This June the DVLA scrapped the paper counterpart to the photocard driving licence in a bid to cut red tape. However there are some fears that foreign car hire companies will not know about the changes, and this could cause major disruption for British holidaymakers.
As of 8th June 2015 the paper counterpart to the UK driving licence is no longer valid and is no longer being issued. As the paper counterpart no longer has any legal status, the DVLA is advising motorists to destroy it, keeping your plastic photocard safe. If you have an old-style paper driving licence this will still be valid, so don’t destroy it.
Currently, the paper counterpart is used to record any endorsements (penalty points) that you might have received. From June, these points will be recorded electronically on the DVLA’s driver record. You’ll be able to check your own driver record online, by phone or post.
Should you need to provide evidence of your driving record you’ll be able to download it from the new website, or by sharing your record with them.
Please note these changes do not apply in Northern Ireland.
Hiring a car without your paper counterpart
If you’re planning to hire a car this summer when you’re on holiday you might want to check with the rental company regarding what paperwork they’ll want to see. If you need to show them evidence of what vehicles you can drive or confirmation of any penalty points, you can request a unique code from the DVLA which will allow the hire car company to check your driver record.
This code will only be valid for 72 hours, which will pose a problem if you are not hiring a car immediately on arrival. You’ll also be able to print a copy of your driving licence record to take with you. You can also request a code by calling 0300 083 0013. These changes will also apply if you have an old paper licence issued prior to 1998.
The main difficulty is that we don’t know if all rental car companies will be aware of these changes so this could be an issue, especially if there’s a language barrier. In an article in the Guardian they state that “many car hire companies insist on examining the paper document to check on any endorsements or bans” so this could lead to holidaymakers being refused their hire car.
A spokesperson for Hertz told the Guardian, “We will ask customers for the DVLA one-time pass code, or for the PDF of the driver record, or we will use the DVLA premium-rate line – but this has restricted hours of operation.”
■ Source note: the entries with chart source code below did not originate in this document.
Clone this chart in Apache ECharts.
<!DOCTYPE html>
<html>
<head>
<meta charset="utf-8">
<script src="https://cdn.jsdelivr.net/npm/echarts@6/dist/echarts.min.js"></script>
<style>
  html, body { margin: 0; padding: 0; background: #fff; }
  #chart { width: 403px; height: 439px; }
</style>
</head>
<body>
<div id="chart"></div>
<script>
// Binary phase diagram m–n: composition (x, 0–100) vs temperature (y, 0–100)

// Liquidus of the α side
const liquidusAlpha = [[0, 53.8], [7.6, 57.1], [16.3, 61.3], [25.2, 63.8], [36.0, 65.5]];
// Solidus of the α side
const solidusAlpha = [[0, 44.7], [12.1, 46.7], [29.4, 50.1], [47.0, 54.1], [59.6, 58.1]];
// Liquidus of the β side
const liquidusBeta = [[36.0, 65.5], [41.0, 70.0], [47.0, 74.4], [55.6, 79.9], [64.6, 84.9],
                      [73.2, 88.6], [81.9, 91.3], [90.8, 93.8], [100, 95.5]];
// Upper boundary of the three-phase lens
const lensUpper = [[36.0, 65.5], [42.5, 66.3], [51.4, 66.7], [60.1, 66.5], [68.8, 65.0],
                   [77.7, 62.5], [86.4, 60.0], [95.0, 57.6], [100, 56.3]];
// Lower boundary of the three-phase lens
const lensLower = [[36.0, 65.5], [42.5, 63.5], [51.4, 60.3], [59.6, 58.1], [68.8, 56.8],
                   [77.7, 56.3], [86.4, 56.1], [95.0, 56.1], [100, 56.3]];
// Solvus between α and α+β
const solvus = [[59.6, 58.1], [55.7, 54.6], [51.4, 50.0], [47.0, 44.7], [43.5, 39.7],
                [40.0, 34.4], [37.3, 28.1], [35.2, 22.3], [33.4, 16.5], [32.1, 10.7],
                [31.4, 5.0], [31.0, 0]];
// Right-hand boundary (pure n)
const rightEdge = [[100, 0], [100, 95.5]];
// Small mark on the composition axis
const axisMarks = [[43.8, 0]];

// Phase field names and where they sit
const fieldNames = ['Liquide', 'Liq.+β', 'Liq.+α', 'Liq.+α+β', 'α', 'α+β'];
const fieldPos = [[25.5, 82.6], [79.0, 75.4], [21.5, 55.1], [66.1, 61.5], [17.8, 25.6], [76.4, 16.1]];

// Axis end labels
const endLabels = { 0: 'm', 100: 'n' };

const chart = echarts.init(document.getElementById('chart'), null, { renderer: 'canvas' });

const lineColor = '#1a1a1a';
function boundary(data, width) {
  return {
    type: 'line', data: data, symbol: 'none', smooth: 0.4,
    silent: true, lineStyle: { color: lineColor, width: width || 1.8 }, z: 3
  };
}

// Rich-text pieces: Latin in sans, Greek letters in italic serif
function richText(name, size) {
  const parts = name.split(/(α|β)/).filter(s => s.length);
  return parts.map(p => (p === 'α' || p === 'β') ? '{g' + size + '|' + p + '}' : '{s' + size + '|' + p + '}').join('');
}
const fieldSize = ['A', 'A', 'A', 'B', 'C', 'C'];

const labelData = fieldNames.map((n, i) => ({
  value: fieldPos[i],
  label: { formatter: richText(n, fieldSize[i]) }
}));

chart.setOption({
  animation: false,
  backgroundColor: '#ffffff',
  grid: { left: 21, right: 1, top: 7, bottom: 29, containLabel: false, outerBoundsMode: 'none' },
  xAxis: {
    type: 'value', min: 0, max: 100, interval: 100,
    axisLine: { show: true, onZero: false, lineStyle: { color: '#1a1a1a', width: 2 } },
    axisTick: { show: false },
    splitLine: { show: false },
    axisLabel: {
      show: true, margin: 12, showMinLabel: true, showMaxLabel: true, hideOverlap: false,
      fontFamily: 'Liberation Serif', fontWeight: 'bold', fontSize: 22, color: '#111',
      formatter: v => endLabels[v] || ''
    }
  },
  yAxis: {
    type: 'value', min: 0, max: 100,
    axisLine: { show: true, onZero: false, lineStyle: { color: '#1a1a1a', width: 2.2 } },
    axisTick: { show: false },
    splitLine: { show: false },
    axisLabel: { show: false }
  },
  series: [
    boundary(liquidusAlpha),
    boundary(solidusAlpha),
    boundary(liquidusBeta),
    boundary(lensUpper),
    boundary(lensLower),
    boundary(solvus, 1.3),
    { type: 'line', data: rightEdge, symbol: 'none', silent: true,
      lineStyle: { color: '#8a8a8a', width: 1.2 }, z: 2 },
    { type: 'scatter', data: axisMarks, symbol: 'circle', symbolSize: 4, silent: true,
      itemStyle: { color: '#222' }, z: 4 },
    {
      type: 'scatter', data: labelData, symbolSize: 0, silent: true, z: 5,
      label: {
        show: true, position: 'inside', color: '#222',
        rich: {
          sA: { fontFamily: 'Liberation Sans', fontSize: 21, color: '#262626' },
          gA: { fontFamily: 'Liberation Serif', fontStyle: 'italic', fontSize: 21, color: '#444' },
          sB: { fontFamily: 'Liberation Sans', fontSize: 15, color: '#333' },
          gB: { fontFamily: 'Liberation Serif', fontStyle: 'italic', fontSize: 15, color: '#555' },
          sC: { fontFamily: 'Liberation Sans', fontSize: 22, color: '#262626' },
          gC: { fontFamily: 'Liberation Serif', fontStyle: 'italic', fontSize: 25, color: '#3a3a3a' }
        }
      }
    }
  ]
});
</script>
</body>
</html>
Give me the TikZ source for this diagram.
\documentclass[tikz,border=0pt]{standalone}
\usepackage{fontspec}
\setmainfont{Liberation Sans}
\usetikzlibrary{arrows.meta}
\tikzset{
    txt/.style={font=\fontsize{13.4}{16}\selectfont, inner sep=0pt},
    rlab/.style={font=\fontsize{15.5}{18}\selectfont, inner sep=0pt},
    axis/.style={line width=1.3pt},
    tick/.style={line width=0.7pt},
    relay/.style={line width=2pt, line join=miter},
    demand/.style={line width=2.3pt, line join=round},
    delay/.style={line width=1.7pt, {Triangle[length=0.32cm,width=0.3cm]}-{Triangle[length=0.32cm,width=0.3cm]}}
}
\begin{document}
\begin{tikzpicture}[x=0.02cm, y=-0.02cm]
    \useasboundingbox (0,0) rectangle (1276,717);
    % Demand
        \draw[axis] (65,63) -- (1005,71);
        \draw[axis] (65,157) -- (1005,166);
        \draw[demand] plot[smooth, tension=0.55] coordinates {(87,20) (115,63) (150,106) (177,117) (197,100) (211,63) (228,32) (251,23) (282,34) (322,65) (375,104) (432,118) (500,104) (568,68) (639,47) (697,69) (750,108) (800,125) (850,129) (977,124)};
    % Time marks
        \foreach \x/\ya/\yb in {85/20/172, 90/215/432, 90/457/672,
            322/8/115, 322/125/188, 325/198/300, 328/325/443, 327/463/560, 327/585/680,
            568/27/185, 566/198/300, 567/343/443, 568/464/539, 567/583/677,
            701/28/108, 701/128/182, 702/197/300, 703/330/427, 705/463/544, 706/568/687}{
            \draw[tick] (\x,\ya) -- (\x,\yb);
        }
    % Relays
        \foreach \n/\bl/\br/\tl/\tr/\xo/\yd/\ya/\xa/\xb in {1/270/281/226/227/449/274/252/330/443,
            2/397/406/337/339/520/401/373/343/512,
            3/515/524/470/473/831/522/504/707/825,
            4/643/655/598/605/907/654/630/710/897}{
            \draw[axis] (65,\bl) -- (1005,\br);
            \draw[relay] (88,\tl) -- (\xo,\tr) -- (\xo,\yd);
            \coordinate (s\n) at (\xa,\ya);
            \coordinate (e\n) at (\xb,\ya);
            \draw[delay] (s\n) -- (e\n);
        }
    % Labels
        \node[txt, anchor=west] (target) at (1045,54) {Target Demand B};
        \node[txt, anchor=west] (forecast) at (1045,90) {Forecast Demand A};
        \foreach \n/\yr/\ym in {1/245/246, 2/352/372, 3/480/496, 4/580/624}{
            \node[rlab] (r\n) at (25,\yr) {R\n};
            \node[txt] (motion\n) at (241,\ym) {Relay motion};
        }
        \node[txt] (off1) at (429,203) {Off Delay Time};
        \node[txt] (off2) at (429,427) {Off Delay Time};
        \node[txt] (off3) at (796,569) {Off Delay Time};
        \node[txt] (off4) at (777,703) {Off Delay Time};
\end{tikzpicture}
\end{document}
Also within the Guardian article it states that the DVLA insists that the changes to the driving licence have been widely publicised, however few people that the Guardian contacted prior to writing the article were actually aware. It also seems that many hire car companies are also in the dark about the changes. For example, Avis’ booking terms and conditions currently state: “You must bring your original driving licence with you in both parts if it is a new-style UK licence. Failure to bring both parts may result in the rental being refused.”
Mark Bower of the car hire insurance website MoneyMaxim.co.uk told the Guardian that holidaymakers should “follow the DVLA instructions but at the very least take their national insurance number with them.”
Airport Parking & Hotels recommends that motorists planning on hiring a car on holiday this summer do not destroy their paper counterpart as advised by the DVLA, but instead keep it safe and pop it into their suitcase as a backup in case their holiday hire car company hasn’t heard about the changes.
Planning on hiring a car abroad this summer?
Here’s a simple checklist to help avoid any difficulties:
- Download a copy of your driving licence record, print it out and take it with you
- Contact DVLA the day before you go on holiday to retrieve your unique code
- Don’t forget your photocard driving licence!
- Take your national insurance number card if you have one – otherwise write it down somewhere in case you’re asked for it
- Take your old paper counterpart with you – just in case
- Make a note of the number and website the hire car company will need.